I feel like I’m so stuck on this and can’t move past it. Maybe it’s too soon and is only day 3. Any time I try to focus on the positive memories a negative one sneaks in.
He was such a sweet boy. I could have and should have done better for him.
But the hardest part right now is the hindsight. The times he asked me for help and I missed it. The pain he must have been in. One time something I did even caused him to pass out I think because of the tumor. And I keep seeing all these images in my head. I know I didn’t know but I definitely could have and should have done more to find out. I should have responded more to his body language. Pushed more with the vets. Read and researched more. There is so much more I should have done. I think in the earlier stages it might have been treatable. And if not, at least he would have gotten proper pain relief and been able to say goodbye.
I already have ptsd. I think this nature of his death was traumatic for me. I’m having intrusive thoughts related to his death and the events leading up to it. Getting mental health support really isn’t an option. I’m assuming this is crossing from normal grieving to something pathological, but I’m not positive.
I try to tell myself I didn’t know and was acting on the information I had at the time. But I don’t feel that is entirely true. I was too passive. Too distracted. I didn’t manage my money as well as I could have. I didn’t take the time to problem solve. I didn’t watch his body language enough. I can’t help but think about it from his perspective. The pain. The frustration at my not understanding. The desperation for help. How alone he must have felt on his final night.
He was biting me during nail trims and I think it was because of pain due to the tumor. I yelled at him a couple times because it hurt so much and I couldn’t make him stop then started praising him moving forward after he stopped doing it. I felt guilty when I yelled at him then and even worse now understanding why he did it. I thought he had arthritis. I thought I was cutting his nails too short. He kept biting and drawing blood. I thought maybe it was old age. I got loxicom for the pain but the vet didn’t prescribe it correctly. I think the dose was too low and she only had me give it to him once a day. I stopped trimming his nails so short. But I didn’t ask for testing confirming the source of the pain. And the vet didn’t offer until it was far too late.
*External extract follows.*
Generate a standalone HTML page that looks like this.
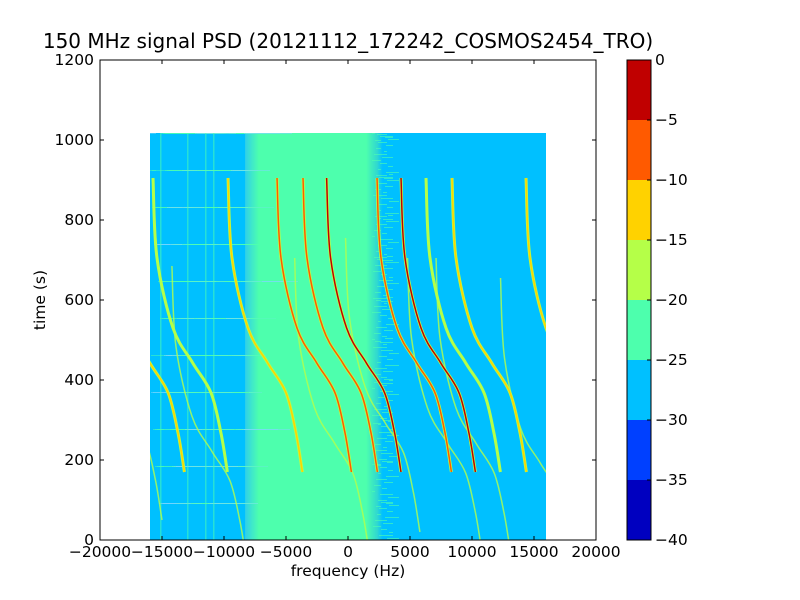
<!DOCTYPE html>
<html><head><meta charset="utf-8"><style>
html,body{margin:0;background:#fff;overflow:hidden;width:800px;height:600px;}
svg{display:block;font-family:"DejaVu Sans","Liberation Sans",sans-serif;}
</style></head><body>
<svg id="c" width="800" height="600" viewBox="0 0 800 600">
<text x="348" y="48" font-size="20" text-anchor="middle">150 MHz signal PSD (20121112_172242_COSMOS2454_TRO)</text>
<defs>
<clipPath id="dc"><rect x="150" y="133" width="396" height="407"/></clipPath>
<linearGradient id="band" x1="0" x2="1" y1="0" y2="0">
<stop offset="0" stop-color="#30d0e8"/>
<stop offset="0.10" stop-color="#4dffad"/>
<stop offset="0.88" stop-color="#4dffad"/>
<stop offset="0.96" stop-color="#30d8d0"/>
<stop offset="1" stop-color="#00c0ff"/>
</linearGradient>
</defs>
<g id="data" clip-path="url(#dc)"></g>
<g id="axes"></g>
</svg>
<script>
// ---- data ----
const xTicks=[-20000,-15000,-10000,-5000,0,5000,10000,15000,20000];
const yTicks=[0,200,400,600,800,1000,1200];
const cbLevels=[-40,-35,-30,-25,-20,-15,-10,-5,0];
const cbColors=["#0000c0","#0040ff","#00c0ff","#4dffad","#b5ff48","#ffd200","#ff5a00","#c00000"];
const dataFreqRange=[-16000,16000];
const dataTimeRange=[0,1018];
const bandFreqRange=[-8300,2800];
// shared track shape: frequency offset (Hz) vs time (s)
const profileDf=[0,320,1610,3220,4680,5480,6000];
const profileTime=[905,705,530,442,368,268,170];
const trackTopFreq=[-19190,-15726,-9677,-5725,-3629,-1725,2339,4274,6290,8387,14355];
const trackLevel=[-15,-18,-15,-10,-10,-5,-10,-5,-18,-15,-15];
const faintTopFreq=[-21000,-14200,-4300,-200,4800,7100,12300];
const faintShift=[-120,-220,-200,-150,-200,-200,-250];
const faintLevel=[-20,-20,-18,-18,-20,-20,-20];

// ---- axes functions ----
const X=f=>100+(f+20000)/40000*496;
const Y=t=>540-t/1200*480;
const CY=v=>540-(v+40)/40*480;
const NS="http://www.w3.org/2000/svg";
function mk(tag,attrs,parent){const e=document.createElementNS(NS,tag);for(const k in attrs)e.setAttribute(k,attrs[k]);parent.appendChild(e);return e;}
function col(v){for(let i=0;i<8;i++){if(v<cbLevels[i+1])return cbColors[i];}return cbColors[7];}
const g=document.getElementById('data');
const ax=document.getElementById('axes');

let bg=mk('rect',{x:X(dataFreqRange[0]),y:Y(dataTimeRange[1]),width:X(dataFreqRange[1])-X(dataFreqRange[0]),height:Y(0)-Y(dataTimeRange[1]),fill:cbColors[2]},g);


let band=mk('rect',{x:X(bandFreqRange[0]),y:Y(dataTimeRange[1]),width:X(bandFreqRange[1])-X(bandFreqRange[0]),height:Y(0)-Y(dataTimeRange[1]),fill:"url(#band)"},g);


for(let i=0;i<200;i++){
  const y=133+((i*37)%407);
  const x0=150+((i*53)%100);
  const w=6+((i*29)%50);
  const s=mk('rect',{x:x0,y:y,width:w,height:1,fill:(i%3?"#4dffad":"#7fd8ff"),opacity:0.5},g);
  
  
}
for(let i=0;i<160;i++){
  const y=133+((i*41)%407);
  const x0=372+((i*17)%18);
  const w=3+((i*13)%12);
  const s=mk('rect',{x:x0,y:y,width:w,height:1,fill:"#4dffad",opacity:0.6},g);
  
  
}
[160,187,205,213].forEach(px=>{const l=mk('rect',{x:px,y:133,width:1.5,height:407,fill:"#4dffad",opacity:0.5},g);

});

function smooth(f0,shift){
  const p=profileDf.map((df,i)=>[X(f0+df),Y(profileTime[i]+(shift||0))]);
  let d="M"+p[0][0]+","+p[0][1];
  for(let i=0;i<p.length-1;i++){
    const p0=p[Math.max(0,i-1)],p1=p[i],p2=p[i+1],p3=p[Math.min(p.length-1,i+2)];
    const c1=[p1[0]+(p2[0]-p0[0])/6,p1[1]+(p2[1]-p0[1])/6];
    const c2=[p2[0]-(p3[0]-p1[0])/6,p2[1]-(p3[1]-p1[1])/6];
    d+="C"+c1[0].toFixed(1)+","+c1[1].toFixed(1)+" "+c2[0].toFixed(1)+","+c2[1].toFixed(1)+" "+p2[0].toFixed(1)+","+p2[1].toFixed(1);
  }
  return d;
}
faintTopFreq.forEach((f,i)=>{
  const p=mk('path',{d:smooth(f,faintShift[i]),fill:"none",stroke:col(faintLevel[i]),"stroke-width":1.5,opacity:0.8},g);
  
  
});
trackTopFreq.forEach((f,i)=>{
  const o=mk('path',{d:smooth(f,0),fill:"none",stroke:"#b5ff48","stroke-width":3},g);
  
  
  const p=mk('path',{d:smooth(f,0),fill:"none",stroke:col(trackLevel[i]),"stroke-width":1.5},g);
  
  
});

let fr=mk('rect',{x:100,y:60,width:496,height:480,fill:"none",stroke:"#000","stroke-width":1},ax);


xTicks.forEach(v=>{
  const x=X(v);
  mk('line',{x1:x,y1:540,x2:x,y2:536,stroke:"#000"},ax);
  mk('line',{x1:x,y1:60,x2:x,y2:64,stroke:"#000"},ax);
  const t=mk('text',{x:x,y:557,"font-size":15.5,"text-anchor":"middle"},ax);
  t.textContent=(v<0?"\u2212"+(-v):v);
  
  
});
yTicks.forEach(v=>{
  const y=Y(v);
  mk('line',{x1:100,y1:y,x2:104,y2:y,stroke:"#000"},ax);
  mk('line',{x1:596,y1:y,x2:592,y2:y,stroke:"#000"},ax);
  const t=mk('text',{x:94,y:y+5,"font-size":15.5,"text-anchor":"end"},ax);
  t.textContent=v;
  
  
});
let xl=mk('text',{x:348,y:576,"font-size":15.5,"text-anchor":"middle"},ax);
xl.textContent="frequency (Hz)";


let yl=mk('text',{x:45,y:300,"font-size":15.5,"text-anchor":"middle",transform:"rotate(-90 45 300)"},ax);
yl.textContent="time (s)";



for(let i=0;i<cbColors.length;i++){
  const r=mk('rect',{x:627,y:CY(cbLevels[i+1]),width:24,height:CY(cbLevels[i])-CY(cbLevels[i+1]),fill:cbColors[i]},ax);
  
  
}
let cf=mk('rect',{x:627,y:60,width:24,height:480,fill:"none",stroke:"#000"},ax);


cbLevels.forEach(v=>{
  const y=CY(v);
  mk('line',{x1:651,y1:y,x2:647,y2:y,stroke:"#000"},ax);
  const t=mk('text',{x:655,y:y+5,"font-size":15.5},ax);
  t.textContent=(v<0?"\u2212"+(-v):v);
  
  
});
</script>
</body></html>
One time he bit and pulled hard on his little foot on the same side as the tumor. The other time he got floppy and his lips were pale, and I think it was blocking his ability to breathe and maybe he was even passing out. I thought the food just made them look pale and he seemed fine after. I thought maybe he just moved his body that way and I overreacted. I noticed how large he was and even wondered if it was normal. I thought he was just fat. There were a few times at the end I didn’t handle him as carefully as I should have because of the exhaustion and panic—not being rough with him but being careless and not careful enough.
I just feel like my attempts to save him in the last week made him worse. I just feel like I failed him in so many ways. I have no one to support me in person and not much support through text. I left the vet knowing I would be an hour away and knowing he was quite unwell. I knew the vet was giving inconsistent information and I chose to trust the more positive version instead of staying there with him.
I feel like I’m so stuck on this and can’t move past it. Maybe it’s too soon and is only day 3. Any time I try to focus on the positive memories a negative one sneaks in.
He was such a sweet boy. I could have and should have done better for him.